WHAT THE TASK REQUIRES: Keep to the lines from the line containing "Convert this chart to matplotlib code." through the line containing "joinstyle='miter'))": copy them exactly and leave every picture out.

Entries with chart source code

----

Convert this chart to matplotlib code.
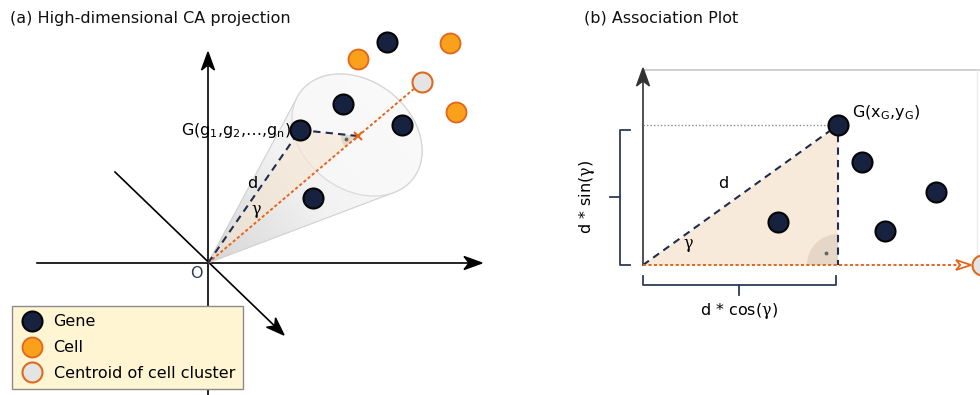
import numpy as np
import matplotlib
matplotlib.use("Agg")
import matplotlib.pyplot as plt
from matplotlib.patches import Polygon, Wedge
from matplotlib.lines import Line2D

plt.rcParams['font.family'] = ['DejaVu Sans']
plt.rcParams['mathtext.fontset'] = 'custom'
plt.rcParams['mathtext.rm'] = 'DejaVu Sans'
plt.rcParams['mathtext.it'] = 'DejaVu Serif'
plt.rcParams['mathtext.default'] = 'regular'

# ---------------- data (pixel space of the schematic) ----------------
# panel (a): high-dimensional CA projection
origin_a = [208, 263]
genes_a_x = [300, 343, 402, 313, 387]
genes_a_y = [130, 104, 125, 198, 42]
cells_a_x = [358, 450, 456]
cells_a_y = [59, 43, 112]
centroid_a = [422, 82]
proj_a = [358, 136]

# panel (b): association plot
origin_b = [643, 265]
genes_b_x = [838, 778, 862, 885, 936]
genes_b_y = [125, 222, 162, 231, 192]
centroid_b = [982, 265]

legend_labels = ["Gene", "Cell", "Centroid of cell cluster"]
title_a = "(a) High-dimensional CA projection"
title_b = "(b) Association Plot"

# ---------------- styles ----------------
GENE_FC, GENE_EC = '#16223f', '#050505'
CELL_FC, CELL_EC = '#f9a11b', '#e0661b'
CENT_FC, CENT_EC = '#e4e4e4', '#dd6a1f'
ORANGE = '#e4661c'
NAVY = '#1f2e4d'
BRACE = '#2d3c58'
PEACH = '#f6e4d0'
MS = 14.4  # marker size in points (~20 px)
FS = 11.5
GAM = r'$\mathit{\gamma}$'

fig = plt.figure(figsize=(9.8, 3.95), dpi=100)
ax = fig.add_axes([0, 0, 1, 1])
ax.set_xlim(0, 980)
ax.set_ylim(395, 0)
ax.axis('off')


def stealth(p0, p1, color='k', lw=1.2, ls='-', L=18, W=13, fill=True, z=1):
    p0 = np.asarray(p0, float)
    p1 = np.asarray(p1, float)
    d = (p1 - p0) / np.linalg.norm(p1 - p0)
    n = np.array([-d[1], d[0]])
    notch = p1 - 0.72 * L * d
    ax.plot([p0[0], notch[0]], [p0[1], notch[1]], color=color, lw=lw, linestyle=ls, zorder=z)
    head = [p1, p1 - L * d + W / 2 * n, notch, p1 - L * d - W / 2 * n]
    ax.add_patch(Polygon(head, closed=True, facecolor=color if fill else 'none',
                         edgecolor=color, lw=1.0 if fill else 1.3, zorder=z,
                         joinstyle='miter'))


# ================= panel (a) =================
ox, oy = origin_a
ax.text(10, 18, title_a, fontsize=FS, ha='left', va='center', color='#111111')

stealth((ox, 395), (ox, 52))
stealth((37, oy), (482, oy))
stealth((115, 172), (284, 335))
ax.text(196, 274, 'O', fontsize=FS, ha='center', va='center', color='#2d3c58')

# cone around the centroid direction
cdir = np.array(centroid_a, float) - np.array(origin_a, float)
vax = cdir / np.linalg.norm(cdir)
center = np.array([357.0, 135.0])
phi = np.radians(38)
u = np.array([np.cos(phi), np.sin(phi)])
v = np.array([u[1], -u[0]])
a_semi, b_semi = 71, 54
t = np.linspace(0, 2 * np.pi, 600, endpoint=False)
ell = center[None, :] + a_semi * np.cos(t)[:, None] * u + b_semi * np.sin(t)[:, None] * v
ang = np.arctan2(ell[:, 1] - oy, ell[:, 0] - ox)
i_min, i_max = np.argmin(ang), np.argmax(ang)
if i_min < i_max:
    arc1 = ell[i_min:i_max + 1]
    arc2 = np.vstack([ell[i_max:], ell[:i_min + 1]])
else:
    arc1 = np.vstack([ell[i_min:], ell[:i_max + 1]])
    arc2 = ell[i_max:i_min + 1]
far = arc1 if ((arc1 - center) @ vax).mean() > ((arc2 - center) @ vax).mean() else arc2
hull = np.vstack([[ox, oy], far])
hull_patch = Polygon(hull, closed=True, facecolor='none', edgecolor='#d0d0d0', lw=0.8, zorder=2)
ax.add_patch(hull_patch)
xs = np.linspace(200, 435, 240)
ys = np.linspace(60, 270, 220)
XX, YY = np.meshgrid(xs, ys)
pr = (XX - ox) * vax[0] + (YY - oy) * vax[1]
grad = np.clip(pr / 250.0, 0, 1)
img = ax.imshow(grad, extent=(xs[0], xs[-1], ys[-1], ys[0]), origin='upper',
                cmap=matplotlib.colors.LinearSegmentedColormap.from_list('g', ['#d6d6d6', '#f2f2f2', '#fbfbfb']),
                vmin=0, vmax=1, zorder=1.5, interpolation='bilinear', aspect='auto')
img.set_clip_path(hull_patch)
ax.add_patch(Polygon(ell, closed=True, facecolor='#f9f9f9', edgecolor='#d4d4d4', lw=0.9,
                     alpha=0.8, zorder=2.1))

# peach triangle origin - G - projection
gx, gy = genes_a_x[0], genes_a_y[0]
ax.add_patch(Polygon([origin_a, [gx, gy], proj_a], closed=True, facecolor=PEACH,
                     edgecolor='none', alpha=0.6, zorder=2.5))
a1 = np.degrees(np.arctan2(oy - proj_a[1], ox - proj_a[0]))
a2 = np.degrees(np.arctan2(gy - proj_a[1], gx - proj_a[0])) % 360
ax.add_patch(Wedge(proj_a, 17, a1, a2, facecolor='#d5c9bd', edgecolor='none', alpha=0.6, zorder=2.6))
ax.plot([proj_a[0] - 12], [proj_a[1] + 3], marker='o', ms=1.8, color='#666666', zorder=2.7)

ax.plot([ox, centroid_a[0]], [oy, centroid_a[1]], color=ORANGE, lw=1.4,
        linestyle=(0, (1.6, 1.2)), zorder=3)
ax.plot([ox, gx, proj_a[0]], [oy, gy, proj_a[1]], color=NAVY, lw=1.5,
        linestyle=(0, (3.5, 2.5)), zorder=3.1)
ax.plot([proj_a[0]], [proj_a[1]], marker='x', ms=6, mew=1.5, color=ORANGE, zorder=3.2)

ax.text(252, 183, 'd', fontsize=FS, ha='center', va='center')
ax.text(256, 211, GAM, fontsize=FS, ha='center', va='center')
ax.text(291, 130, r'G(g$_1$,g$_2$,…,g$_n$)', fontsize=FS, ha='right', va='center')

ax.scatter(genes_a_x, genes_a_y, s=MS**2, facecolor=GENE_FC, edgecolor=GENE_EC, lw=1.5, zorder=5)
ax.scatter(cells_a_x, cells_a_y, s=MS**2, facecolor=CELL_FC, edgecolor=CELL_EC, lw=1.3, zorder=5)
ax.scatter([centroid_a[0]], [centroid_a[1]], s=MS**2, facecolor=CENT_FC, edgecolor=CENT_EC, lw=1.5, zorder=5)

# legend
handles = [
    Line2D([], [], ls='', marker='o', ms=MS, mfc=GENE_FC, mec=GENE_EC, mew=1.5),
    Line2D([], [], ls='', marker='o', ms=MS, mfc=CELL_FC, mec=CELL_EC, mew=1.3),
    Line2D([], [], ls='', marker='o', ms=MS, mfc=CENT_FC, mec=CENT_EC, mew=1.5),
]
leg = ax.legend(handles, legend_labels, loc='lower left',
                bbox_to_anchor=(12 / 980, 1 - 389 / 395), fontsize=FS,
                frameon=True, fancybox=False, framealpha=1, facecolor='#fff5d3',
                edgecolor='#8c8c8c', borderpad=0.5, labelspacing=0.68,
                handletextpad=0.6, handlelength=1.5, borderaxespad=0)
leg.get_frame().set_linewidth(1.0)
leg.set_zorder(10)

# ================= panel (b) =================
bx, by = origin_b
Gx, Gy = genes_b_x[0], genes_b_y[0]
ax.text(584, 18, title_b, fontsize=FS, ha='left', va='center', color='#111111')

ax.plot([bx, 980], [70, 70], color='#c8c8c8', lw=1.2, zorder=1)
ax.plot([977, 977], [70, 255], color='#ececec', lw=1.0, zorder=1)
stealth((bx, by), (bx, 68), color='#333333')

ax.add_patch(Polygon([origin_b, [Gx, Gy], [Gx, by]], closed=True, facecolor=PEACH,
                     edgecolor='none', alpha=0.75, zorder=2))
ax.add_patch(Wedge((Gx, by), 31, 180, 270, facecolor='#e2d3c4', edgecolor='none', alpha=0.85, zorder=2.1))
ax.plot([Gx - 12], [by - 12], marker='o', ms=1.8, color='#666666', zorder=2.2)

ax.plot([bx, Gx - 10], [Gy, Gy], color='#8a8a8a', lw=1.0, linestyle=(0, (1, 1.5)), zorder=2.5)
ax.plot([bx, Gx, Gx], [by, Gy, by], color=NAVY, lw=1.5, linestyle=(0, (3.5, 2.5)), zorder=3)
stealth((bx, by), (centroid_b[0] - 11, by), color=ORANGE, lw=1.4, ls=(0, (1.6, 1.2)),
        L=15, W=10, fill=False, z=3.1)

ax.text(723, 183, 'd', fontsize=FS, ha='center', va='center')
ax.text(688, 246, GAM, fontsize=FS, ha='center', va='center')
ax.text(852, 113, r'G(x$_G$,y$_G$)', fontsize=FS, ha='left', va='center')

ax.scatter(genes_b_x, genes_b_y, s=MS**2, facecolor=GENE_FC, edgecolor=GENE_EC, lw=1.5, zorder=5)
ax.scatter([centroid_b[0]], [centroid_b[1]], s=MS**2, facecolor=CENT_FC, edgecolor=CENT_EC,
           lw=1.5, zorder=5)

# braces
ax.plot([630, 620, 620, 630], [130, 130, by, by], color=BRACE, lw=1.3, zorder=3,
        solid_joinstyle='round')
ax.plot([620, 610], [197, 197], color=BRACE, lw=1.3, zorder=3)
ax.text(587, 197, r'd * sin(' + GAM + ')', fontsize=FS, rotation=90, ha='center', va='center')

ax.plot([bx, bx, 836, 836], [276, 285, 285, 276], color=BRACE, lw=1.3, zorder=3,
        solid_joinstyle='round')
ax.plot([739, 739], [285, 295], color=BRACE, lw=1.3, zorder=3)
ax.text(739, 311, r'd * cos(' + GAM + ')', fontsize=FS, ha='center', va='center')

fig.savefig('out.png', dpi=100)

----

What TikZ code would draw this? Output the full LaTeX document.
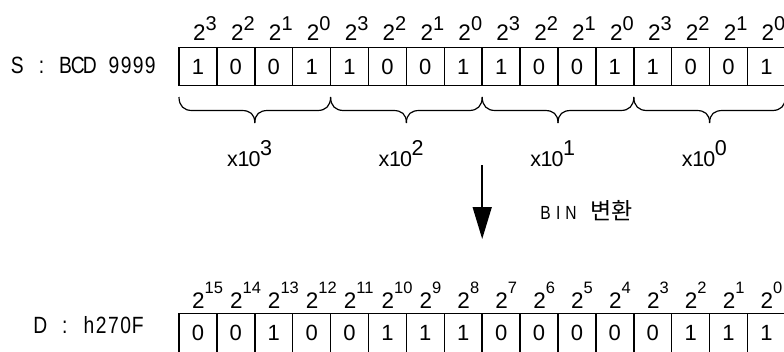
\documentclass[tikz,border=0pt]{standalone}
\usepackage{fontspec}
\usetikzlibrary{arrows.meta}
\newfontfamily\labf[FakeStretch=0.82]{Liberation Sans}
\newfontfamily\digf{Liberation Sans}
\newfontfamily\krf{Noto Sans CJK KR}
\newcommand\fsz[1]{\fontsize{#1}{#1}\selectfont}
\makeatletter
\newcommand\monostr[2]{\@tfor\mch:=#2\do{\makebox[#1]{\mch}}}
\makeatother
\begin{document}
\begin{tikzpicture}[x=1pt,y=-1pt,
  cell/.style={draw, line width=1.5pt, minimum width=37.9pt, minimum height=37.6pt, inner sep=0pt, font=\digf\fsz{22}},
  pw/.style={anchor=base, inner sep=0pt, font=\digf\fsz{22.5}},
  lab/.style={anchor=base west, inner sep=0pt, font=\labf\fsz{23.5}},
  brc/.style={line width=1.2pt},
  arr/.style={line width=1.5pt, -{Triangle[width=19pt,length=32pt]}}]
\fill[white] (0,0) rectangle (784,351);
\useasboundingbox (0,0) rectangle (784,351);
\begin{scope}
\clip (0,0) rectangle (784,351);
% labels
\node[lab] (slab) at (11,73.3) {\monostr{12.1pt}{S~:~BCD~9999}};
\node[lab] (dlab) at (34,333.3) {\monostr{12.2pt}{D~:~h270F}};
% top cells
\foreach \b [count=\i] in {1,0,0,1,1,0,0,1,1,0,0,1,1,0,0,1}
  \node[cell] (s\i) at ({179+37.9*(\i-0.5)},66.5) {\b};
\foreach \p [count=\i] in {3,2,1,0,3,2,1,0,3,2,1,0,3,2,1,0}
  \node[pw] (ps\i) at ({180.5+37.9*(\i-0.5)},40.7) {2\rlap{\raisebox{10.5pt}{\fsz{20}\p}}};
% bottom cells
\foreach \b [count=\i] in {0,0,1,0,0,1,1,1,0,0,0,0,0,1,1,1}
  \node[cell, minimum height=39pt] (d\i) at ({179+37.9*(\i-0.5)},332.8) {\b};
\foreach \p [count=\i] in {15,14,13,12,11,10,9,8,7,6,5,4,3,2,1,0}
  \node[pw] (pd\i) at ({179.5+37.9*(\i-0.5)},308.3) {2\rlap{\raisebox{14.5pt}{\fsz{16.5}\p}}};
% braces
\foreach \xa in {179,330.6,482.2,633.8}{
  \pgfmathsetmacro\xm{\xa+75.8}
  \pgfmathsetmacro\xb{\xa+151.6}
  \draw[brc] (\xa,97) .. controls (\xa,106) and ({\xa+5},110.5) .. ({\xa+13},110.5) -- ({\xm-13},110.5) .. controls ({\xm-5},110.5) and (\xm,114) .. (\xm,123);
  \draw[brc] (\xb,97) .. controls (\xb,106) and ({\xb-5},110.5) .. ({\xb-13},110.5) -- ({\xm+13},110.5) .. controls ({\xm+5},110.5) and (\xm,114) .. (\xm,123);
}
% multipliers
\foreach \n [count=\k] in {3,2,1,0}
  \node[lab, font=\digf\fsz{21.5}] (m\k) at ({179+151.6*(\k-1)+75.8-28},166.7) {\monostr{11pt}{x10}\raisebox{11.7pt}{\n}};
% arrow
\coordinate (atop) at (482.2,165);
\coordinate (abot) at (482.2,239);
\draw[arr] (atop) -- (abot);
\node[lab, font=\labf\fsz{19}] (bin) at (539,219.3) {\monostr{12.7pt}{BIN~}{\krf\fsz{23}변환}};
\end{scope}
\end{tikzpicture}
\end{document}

----

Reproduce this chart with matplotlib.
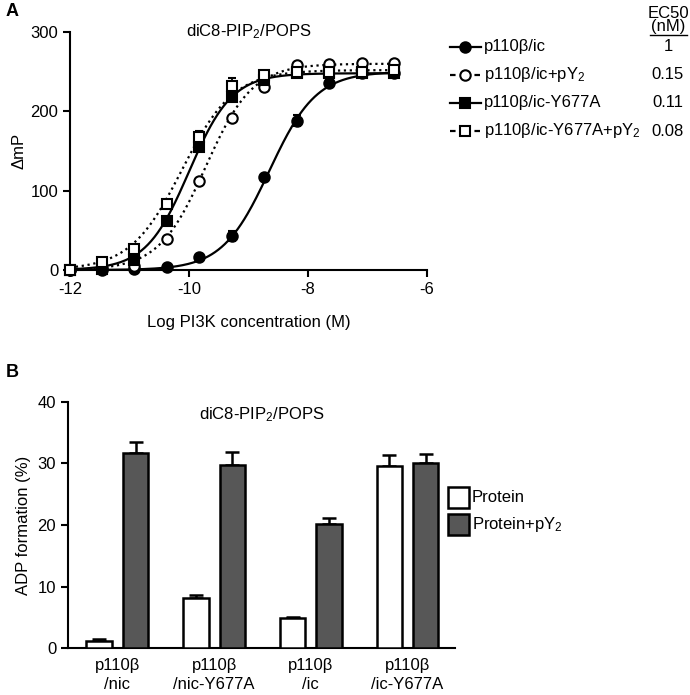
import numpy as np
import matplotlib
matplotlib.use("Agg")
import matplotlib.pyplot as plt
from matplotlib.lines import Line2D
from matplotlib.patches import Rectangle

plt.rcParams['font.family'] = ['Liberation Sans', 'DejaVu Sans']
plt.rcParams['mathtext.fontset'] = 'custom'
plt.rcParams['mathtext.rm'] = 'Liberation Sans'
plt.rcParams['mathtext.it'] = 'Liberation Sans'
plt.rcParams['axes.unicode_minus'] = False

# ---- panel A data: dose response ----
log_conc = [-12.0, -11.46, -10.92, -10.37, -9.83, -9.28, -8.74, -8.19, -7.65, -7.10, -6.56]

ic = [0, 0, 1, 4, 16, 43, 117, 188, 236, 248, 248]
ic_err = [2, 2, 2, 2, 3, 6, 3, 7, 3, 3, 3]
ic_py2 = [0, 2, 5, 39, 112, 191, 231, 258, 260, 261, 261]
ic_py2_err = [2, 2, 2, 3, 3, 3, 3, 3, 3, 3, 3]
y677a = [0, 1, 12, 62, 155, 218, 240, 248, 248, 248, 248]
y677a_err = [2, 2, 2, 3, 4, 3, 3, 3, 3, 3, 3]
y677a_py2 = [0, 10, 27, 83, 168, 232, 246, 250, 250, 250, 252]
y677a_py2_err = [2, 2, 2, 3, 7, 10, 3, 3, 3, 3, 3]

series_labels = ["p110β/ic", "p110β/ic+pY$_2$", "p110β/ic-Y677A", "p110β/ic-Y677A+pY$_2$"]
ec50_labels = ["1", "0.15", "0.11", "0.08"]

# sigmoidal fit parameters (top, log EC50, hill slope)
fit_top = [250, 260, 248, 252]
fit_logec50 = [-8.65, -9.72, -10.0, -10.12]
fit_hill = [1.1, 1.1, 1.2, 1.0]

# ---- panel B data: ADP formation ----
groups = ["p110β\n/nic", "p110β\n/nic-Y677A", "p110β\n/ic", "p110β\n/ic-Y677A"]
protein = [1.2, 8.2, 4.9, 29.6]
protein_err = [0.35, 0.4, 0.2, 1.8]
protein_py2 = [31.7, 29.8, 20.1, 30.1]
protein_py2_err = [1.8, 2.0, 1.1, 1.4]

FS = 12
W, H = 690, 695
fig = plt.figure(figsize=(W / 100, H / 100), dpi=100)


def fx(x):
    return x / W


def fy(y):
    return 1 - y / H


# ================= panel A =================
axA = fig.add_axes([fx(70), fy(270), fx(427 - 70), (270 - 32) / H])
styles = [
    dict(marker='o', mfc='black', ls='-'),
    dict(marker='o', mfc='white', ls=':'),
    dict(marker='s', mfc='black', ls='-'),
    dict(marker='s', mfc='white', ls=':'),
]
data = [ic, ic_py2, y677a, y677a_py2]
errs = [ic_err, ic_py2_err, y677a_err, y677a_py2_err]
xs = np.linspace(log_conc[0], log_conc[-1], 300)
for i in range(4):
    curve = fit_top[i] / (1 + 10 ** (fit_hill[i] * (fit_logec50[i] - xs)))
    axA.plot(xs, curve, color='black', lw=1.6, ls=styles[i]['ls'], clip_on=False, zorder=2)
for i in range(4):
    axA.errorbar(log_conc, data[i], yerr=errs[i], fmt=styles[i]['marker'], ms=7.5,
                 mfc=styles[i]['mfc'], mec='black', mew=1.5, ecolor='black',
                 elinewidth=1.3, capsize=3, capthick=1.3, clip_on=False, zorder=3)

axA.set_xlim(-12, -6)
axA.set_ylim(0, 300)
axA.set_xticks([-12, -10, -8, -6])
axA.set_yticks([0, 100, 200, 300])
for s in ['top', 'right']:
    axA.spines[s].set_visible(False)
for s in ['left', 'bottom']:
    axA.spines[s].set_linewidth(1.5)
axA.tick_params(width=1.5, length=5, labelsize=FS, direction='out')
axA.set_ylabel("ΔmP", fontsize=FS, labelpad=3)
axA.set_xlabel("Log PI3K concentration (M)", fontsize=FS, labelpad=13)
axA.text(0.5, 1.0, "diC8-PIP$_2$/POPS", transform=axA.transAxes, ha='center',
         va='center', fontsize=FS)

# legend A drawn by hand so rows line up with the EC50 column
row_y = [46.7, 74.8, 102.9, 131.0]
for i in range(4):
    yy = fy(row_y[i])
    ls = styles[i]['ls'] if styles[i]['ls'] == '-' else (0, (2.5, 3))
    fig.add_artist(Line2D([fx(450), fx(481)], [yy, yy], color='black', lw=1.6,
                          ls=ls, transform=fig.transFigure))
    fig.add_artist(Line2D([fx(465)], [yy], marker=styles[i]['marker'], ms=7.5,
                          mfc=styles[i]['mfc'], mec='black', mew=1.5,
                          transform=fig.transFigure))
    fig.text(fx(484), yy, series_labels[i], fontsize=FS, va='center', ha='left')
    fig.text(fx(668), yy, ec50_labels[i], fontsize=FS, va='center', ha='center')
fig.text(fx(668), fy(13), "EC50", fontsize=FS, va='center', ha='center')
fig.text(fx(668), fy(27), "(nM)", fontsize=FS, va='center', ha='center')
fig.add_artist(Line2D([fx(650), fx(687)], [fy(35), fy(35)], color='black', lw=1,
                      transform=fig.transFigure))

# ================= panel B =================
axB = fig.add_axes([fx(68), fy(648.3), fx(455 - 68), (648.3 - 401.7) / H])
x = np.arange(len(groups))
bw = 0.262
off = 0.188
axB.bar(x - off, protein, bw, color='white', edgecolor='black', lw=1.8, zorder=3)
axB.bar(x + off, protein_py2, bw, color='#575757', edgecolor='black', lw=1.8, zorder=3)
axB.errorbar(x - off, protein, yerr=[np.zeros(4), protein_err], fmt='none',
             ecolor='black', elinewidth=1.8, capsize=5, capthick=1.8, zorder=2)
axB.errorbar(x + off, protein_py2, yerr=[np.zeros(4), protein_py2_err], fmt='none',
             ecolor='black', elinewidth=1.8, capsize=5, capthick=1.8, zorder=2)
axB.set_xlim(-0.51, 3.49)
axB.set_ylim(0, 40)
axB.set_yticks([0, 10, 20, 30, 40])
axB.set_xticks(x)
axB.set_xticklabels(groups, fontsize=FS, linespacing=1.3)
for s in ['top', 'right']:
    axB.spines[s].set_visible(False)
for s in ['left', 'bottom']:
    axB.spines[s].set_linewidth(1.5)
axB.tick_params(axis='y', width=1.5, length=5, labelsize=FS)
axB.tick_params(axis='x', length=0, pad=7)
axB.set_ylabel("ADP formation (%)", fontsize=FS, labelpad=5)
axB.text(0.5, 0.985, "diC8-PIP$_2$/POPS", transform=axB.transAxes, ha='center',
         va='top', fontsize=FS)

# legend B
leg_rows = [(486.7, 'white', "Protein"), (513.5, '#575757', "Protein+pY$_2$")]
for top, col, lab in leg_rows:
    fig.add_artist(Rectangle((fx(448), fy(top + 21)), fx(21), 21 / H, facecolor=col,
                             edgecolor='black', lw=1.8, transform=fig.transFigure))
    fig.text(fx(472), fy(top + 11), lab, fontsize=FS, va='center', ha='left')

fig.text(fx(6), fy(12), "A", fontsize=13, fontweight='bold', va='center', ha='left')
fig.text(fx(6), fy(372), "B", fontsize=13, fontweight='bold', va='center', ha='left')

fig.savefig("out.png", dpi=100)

----

ANSWER TO THIS PROBLEM:
Convert this chart to matplotlib code.
import numpy as np
import matplotlib
matplotlib.use("Agg")
import matplotlib.pyplot as plt
from matplotlib.patches import Polygon, Wedge
from matplotlib.lines import Line2D

plt.rcParams['font.family'] = ['DejaVu Sans']
plt.rcParams['mathtext.fontset'] = 'custom'
plt.rcParams['mathtext.rm'] = 'DejaVu Sans'
plt.rcParams['mathtext.it'] = 'DejaVu Serif'
plt.rcParams['mathtext.default'] = 'regular'

# ---------------- data (pixel space of the schematic) ----------------
# panel (a): high-dimensional CA projection
origin_a = [208, 263]
genes_a_x = [300, 343, 402, 313, 387]
genes_a_y = [130, 104, 125, 198, 42]
cells_a_x = [358, 450, 456]
cells_a_y = [59, 43, 112]
centroid_a = [422, 82]
proj_a = [358, 136]

# panel (b): association plot
origin_b = [643, 265]
genes_b_x = [838, 778, 862, 885, 936]
genes_b_y = [125, 222, 162, 231, 192]
centroid_b = [982, 265]

legend_labels = ["Gene", "Cell", "Centroid of cell cluster"]
title_a = "(a) High-dimensional CA projection"
title_b = "(b) Association Plot"

# ---------------- styles ----------------
GENE_FC, GENE_EC = '#16223f', '#050505'
CELL_FC, CELL_EC = '#f9a11b', '#e0661b'
CENT_FC, CENT_EC = '#e4e4e4', '#dd6a1f'
ORANGE = '#e4661c'
NAVY = '#1f2e4d'
BRACE = '#2d3c58'
PEACH = '#f6e4d0'
MS = 14.4  # marker size in points (~20 px)
FS = 11.5
GAM = r'$\mathit{\gamma}$'

fig = plt.figure(figsize=(9.8, 3.95), dpi=100)
ax = fig.add_axes([0, 0, 1, 1])
ax.set_xlim(0, 980)
ax.set_ylim(395, 0)
ax.axis('off')


def stealth(p0, p1, color='k', lw=1.2, ls='-', L=18, W=13, fill=True, z=1):
    p0 = np.asarray(p0, float)
    p1 = np.asarray(p1, float)
    d = (p1 - p0) / np.linalg.norm(p1 - p0)
    n = np.array([-d[1], d[0]])
    notch = p1 - 0.72 * L * d
    ax.plot([p0[0], notch[0]], [p0[1], notch[1]], color=color, lw=lw, linestyle=ls, zorder=z)
    head = [p1, p1 - L * d + W / 2 * n, notch, p1 - L * d - W / 2 * n]
    ax.add_patch(Polygon(head, closed=True, facecolor=color if fill else 'none',
                         edgecolor=color, lw=1.0 if fill else 1.3, zorder=z,
                         joinstyle='miter'))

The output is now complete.